◆ Given information:
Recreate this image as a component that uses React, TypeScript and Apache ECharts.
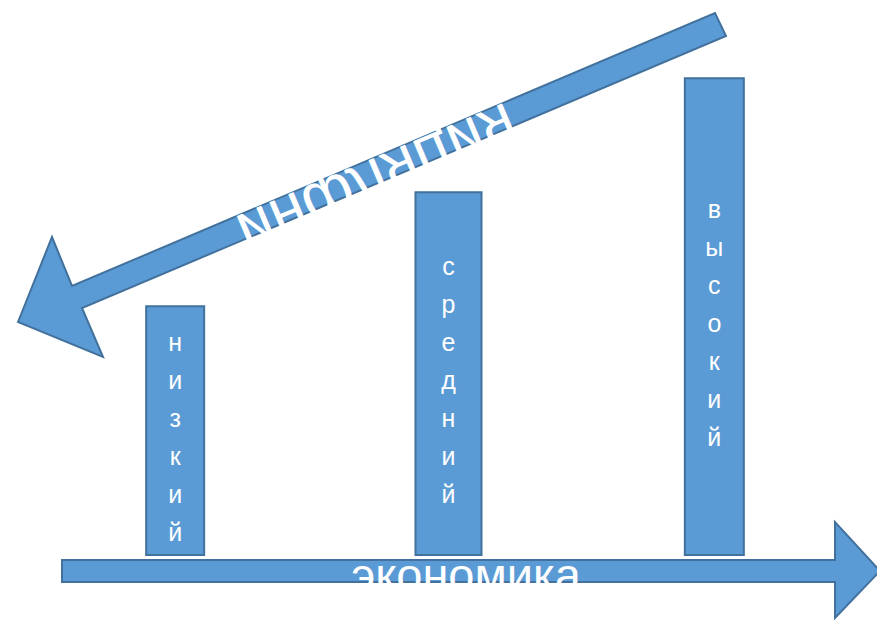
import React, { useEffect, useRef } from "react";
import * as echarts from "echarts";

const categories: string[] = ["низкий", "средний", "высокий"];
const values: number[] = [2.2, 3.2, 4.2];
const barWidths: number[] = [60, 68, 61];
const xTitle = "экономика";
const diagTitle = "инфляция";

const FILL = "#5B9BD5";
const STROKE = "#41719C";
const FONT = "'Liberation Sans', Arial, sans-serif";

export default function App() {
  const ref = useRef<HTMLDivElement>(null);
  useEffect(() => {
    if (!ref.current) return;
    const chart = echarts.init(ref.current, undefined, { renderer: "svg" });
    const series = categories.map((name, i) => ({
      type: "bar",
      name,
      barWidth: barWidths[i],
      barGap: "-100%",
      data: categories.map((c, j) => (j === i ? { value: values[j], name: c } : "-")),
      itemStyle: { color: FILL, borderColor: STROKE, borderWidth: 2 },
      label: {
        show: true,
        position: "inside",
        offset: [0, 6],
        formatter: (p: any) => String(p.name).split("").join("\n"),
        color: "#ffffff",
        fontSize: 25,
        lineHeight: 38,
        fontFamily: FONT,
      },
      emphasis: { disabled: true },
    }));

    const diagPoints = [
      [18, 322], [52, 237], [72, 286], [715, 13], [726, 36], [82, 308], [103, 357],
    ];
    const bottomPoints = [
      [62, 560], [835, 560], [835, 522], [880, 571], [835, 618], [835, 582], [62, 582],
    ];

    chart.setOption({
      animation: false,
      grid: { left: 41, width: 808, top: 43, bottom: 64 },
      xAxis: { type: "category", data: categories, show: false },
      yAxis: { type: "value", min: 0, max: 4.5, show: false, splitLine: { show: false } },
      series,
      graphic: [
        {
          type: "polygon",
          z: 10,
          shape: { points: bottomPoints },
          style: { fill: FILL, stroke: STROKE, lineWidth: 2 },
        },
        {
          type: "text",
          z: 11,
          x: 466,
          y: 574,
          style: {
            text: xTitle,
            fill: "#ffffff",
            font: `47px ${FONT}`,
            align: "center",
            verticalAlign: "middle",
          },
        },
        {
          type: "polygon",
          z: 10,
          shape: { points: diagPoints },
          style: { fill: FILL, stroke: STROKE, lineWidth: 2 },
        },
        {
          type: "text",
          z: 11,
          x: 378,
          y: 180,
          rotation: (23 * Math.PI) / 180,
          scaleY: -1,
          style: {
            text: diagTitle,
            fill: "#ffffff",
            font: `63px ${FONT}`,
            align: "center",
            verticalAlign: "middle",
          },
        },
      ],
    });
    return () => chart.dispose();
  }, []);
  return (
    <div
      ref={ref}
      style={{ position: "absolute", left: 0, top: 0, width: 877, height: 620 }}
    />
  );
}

◆ The problem: Track down every line holding the string "React" and copy it.

◆ Solution:
Recreate this image as a component that uses React, TypeScript and Apache ECharts.
import React, { useEffect, useRef } from "react";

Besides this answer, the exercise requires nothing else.